■ Provided material

_____

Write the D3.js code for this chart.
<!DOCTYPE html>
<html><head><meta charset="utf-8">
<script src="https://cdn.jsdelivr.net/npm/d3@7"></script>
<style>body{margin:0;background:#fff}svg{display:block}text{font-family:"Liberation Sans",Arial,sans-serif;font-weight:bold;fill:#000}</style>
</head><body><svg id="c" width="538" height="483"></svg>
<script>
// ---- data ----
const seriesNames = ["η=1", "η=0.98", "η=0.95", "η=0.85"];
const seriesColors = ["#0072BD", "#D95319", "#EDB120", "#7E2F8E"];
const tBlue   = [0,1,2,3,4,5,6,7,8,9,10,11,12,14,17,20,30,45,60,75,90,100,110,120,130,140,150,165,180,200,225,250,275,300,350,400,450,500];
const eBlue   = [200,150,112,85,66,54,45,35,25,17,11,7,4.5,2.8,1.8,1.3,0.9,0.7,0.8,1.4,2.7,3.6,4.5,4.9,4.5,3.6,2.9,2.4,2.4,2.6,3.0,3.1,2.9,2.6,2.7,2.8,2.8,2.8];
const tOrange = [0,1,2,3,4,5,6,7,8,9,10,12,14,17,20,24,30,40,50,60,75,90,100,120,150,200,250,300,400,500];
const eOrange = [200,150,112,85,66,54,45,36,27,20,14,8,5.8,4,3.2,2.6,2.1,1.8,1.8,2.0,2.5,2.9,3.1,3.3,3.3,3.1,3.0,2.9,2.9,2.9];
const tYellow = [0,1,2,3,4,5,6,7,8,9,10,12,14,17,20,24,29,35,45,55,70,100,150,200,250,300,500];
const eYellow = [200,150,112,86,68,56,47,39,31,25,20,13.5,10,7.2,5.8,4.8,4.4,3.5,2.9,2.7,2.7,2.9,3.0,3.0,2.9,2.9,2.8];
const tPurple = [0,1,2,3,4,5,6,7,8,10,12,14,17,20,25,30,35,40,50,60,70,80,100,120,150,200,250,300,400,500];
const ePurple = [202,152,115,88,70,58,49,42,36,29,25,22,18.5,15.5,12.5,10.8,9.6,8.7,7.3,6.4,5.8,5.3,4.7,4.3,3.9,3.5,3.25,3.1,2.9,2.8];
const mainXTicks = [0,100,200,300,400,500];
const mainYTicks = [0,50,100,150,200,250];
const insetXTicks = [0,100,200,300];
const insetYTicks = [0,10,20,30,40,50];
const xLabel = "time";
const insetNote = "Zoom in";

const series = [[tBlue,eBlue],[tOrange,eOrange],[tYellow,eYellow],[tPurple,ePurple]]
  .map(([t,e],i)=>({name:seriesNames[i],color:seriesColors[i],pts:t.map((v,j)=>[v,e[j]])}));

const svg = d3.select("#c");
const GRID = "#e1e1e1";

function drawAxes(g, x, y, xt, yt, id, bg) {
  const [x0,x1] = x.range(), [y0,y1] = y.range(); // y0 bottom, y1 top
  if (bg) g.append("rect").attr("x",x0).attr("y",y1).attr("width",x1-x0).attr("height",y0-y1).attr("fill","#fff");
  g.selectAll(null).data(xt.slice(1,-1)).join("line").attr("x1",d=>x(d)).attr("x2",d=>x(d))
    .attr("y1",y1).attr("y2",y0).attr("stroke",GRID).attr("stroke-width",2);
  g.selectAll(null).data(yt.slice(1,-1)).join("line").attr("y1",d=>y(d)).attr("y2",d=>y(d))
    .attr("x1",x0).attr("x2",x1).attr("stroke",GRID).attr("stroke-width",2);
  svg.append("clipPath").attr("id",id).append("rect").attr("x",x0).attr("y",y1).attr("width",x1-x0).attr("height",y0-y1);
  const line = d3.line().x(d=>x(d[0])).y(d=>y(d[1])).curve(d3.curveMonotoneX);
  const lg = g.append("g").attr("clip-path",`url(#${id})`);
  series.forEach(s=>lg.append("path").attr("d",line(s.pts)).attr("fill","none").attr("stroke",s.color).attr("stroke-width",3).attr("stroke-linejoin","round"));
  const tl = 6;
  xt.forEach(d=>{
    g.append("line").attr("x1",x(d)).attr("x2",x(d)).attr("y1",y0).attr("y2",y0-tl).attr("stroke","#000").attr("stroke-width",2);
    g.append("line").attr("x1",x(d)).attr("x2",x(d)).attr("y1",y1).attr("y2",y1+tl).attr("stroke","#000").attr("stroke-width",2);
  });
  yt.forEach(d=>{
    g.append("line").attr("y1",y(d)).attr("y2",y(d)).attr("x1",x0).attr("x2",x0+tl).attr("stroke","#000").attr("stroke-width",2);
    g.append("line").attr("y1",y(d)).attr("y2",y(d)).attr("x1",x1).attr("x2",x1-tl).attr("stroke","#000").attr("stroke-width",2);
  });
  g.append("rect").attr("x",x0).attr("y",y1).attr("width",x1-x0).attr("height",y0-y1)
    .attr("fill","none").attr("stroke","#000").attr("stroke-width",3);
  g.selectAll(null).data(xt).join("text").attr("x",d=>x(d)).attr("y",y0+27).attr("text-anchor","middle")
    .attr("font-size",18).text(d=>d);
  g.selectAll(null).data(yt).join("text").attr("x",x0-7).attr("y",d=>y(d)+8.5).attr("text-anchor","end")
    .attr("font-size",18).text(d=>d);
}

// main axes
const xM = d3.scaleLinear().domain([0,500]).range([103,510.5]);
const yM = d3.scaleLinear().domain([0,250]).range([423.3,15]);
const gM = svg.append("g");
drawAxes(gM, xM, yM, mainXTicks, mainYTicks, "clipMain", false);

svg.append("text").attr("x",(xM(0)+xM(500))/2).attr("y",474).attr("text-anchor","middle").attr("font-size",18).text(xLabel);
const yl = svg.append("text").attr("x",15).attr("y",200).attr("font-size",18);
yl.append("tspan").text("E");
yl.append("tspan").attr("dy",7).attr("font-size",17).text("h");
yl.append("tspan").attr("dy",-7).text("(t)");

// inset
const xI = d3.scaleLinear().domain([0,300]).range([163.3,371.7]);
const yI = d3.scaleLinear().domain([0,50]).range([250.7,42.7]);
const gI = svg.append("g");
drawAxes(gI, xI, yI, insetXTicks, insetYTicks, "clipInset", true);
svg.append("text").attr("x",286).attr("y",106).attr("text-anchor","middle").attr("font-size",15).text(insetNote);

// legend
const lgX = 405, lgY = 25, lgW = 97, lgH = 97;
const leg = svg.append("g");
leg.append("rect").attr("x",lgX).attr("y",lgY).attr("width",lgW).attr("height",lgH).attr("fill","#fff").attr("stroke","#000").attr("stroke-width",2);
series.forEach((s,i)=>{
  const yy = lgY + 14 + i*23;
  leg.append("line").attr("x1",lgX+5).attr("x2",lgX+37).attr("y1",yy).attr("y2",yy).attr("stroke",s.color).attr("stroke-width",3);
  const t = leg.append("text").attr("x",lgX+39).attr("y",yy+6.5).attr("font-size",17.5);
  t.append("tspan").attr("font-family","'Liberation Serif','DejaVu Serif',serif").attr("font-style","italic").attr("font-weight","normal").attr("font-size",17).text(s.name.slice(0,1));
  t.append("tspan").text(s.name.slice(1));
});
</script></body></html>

_____

Repeat the material word for word, in full.

Write the D3.js code for this chart.
<!DOCTYPE html>
<html><head><meta charset="utf-8">
<script src="https://cdn.jsdelivr.net/npm/d3@7"></script>
<style>body{margin:0;background:#fff}svg{display:block}text{font-family:"Liberation Sans",Arial,sans-serif;font-weight:bold;fill:#000}</style>
</head><body><svg id="c" width="538" height="483"></svg>
<script>
// ---- data ----
const seriesNames = ["η=1", "η=0.98", "η=0.95", "η=0.85"];
const seriesColors = ["#0072BD", "#D95319", "#EDB120", "#7E2F8E"];
const tBlue   = [0,1,2,3,4,5,6,7,8,9,10,11,12,14,17,20,30,45,60,75,90,100,110,120,130,140,150,165,180,200,225,250,275,300,350,400,450,500];
const eBlue   = [200,150,112,85,66,54,45,35,25,17,11,7,4.5,2.8,1.8,1.3,0.9,0.7,0.8,1.4,2.7,3.6,4.5,4.9,4.5,3.6,2.9,2.4,2.4,2.6,3.0,3.1,2.9,2.6,2.7,2.8,2.8,2.8];
const tOrange = [0,1,2,3,4,5,6,7,8,9,10,12,14,17,20,24,30,40,50,60,75,90,100,120,150,200,250,300,400,500];
const eOrange = [200,150,112,85,66,54,45,36,27,20,14,8,5.8,4,3.2,2.6,2.1,1.8,1.8,2.0,2.5,2.9,3.1,3.3,3.3,3.1,3.0,2.9,2.9,2.9];
const tYellow = [0,1,2,3,4,5,6,7,8,9,10,12,14,17,20,24,29,35,45,55,70,100,150,200,250,300,500];
const eYellow = [200,150,112,86,68,56,47,39,31,25,20,13.5,10,7.2,5.8,4.8,4.4,3.5,2.9,2.7,2.7,2.9,3.0,3.0,2.9,2.9,2.8];
const tPurple = [0,1,2,3,4,5,6,7,8,10,12,14,17,20,25,30,35,40,50,60,70,80,100,120,150,200,250,300,400,500];
const ePurple = [202,152,115,88,70,58,49,42,36,29,25,22,18.5,15.5,12.5,10.8,9.6,8.7,7.3,6.4,5.8,5.3,4.7,4.3,3.9,3.5,3.25,3.1,2.9,2.8];
const mainXTicks = [0,100,200,300,400,500];
const mainYTicks = [0,50,100,150,200,250];
const insetXTicks = [0,100,200,300];
const insetYTicks = [0,10,20,30,40,50];
const xLabel = "time";
const insetNote = "Zoom in";

const series = [[tBlue,eBlue],[tOrange,eOrange],[tYellow,eYellow],[tPurple,ePurple]]
  .map(([t,e],i)=>({name:seriesNames[i],color:seriesColors[i],pts:t.map((v,j)=>[v,e[j]])}));

const svg = d3.select("#c");
const GRID = "#e1e1e1";

function drawAxes(g, x, y, xt, yt, id, bg) {
  const [x0,x1] = x.range(), [y0,y1] = y.range(); // y0 bottom, y1 top
  if (bg) g.append("rect").attr("x",x0).attr("y",y1).attr("width",x1-x0).attr("height",y0-y1).attr("fill","#fff");
  g.selectAll(null).data(xt.slice(1,-1)).join("line").attr("x1",d=>x(d)).attr("x2",d=>x(d))
    .attr("y1",y1).attr("y2",y0).attr("stroke",GRID).attr("stroke-width",2);
  g.selectAll(null).data(yt.slice(1,-1)).join("line").attr("y1",d=>y(d)).attr("y2",d=>y(d))
    .attr("x1",x0).attr("x2",x1).attr("stroke",GRID).attr("stroke-width",2);
  svg.append("clipPath").attr("id",id).append("rect").attr("x",x0).attr("y",y1).attr("width",x1-x0).attr("height",y0-y1);
  const line = d3.line().x(d=>x(d[0])).y(d=>y(d[1])).curve(d3.curveMonotoneX);
  const lg = g.append("g").attr("clip-path",`url(#${id})`);
  series.forEach(s=>lg.append("path").attr("d",line(s.pts)).attr("fill","none").attr("stroke",s.color).attr("stroke-width",3).attr("stroke-linejoin","round"));
  const tl = 6;
  xt.forEach(d=>{
    g.append("line").attr("x1",x(d)).attr("x2",x(d)).attr("y1",y0).attr("y2",y0-tl).attr("stroke","#000").attr("stroke-width",2);
    g.append("line").attr("x1",x(d)).attr("x2",x(d)).attr("y1",y1).attr("y2",y1+tl).attr("stroke","#000").attr("stroke-width",2);
  });
  yt.forEach(d=>{
    g.append("line").attr("y1",y(d)).attr("y2",y(d)).attr("x1",x0).attr("x2",x0+tl).attr("stroke","#000").attr("stroke-width",2);
    g.append("line").attr("y1",y(d)).attr("y2",y(d)).attr("x1",x1).attr("x2",x1-tl).attr("stroke","#000").attr("stroke-width",2);
  });
  g.append("rect").attr("x",x0).attr("y",y1).attr("width",x1-x0).attr("height",y0-y1)
    .attr("fill","none").attr("stroke","#000").attr("stroke-width",3);
  g.selectAll(null).data(xt).join("text").attr("x",d=>x(d)).attr("y",y0+27).attr("text-anchor","middle")
    .attr("font-size",18).text(d=>d);
  g.selectAll(null).data(yt).join("text").attr("x",x0-7).attr("y",d=>y(d)+8.5).attr("text-anchor","end")
    .attr("font-size",18).text(d=>d);
}

// main axes
const xM = d3.scaleLinear().domain([0,500]).range([103,510.5]);
const yM = d3.scaleLinear().domain([0,250]).range([423.3,15]);
const gM = svg.append("g");
drawAxes(gM, xM, yM, mainXTicks, mainYTicks, "clipMain", false);

svg.append("text").attr("x",(xM(0)+xM(500))/2).attr("y",474).attr("text-anchor","middle").attr("font-size",18).text(xLabel);
const yl = svg.append("text").attr("x",15).attr("y",200).attr("font-size",18);
yl.append("tspan").text("E");
yl.append("tspan").attr("dy",7).attr("font-size",17).text("h");
yl.append("tspan").attr("dy",-7).text("(t)");

// inset
const xI = d3.scaleLinear().domain([0,300]).range([163.3,371.7]);
const yI = d3.scaleLinear().domain([0,50]).range([250.7,42.7]);
const gI = svg.append("g");
drawAxes(gI, xI, yI, insetXTicks, insetYTicks, "clipInset", true);
svg.append("text").attr("x",286).attr("y",106).attr("text-anchor","middle").attr("font-size",15).text(insetNote);

// legend
const lgX = 405, lgY = 25, lgW = 97, lgH = 97;
const leg = svg.append("g");
leg.append("rect").attr("x",lgX).attr("y",lgY).attr("width",lgW).attr("height",lgH).attr("fill","#fff").attr("stroke","#000").attr("stroke-width",2);
series.forEach((s,i)=>{
  const yy = lgY + 14 + i*23;
  leg.append("line").attr("x1",lgX+5).attr("x2",lgX+37).attr("y1",yy).attr("y2",yy).attr("stroke",s.color).attr("stroke-width",3);
  const t = leg.append("text").attr("x",lgX+39).attr("y",yy+6.5).attr("font-size",17.5);
  t.append("tspan").attr("font-family","'Liberation Serif','DejaVu Serif',serif").attr("font-style","italic").attr("font-weight","normal").attr("font-size",17).text(s.name.slice(0,1));
  t.append("tspan").text(s.name.slice(1));
});
</script></body></html>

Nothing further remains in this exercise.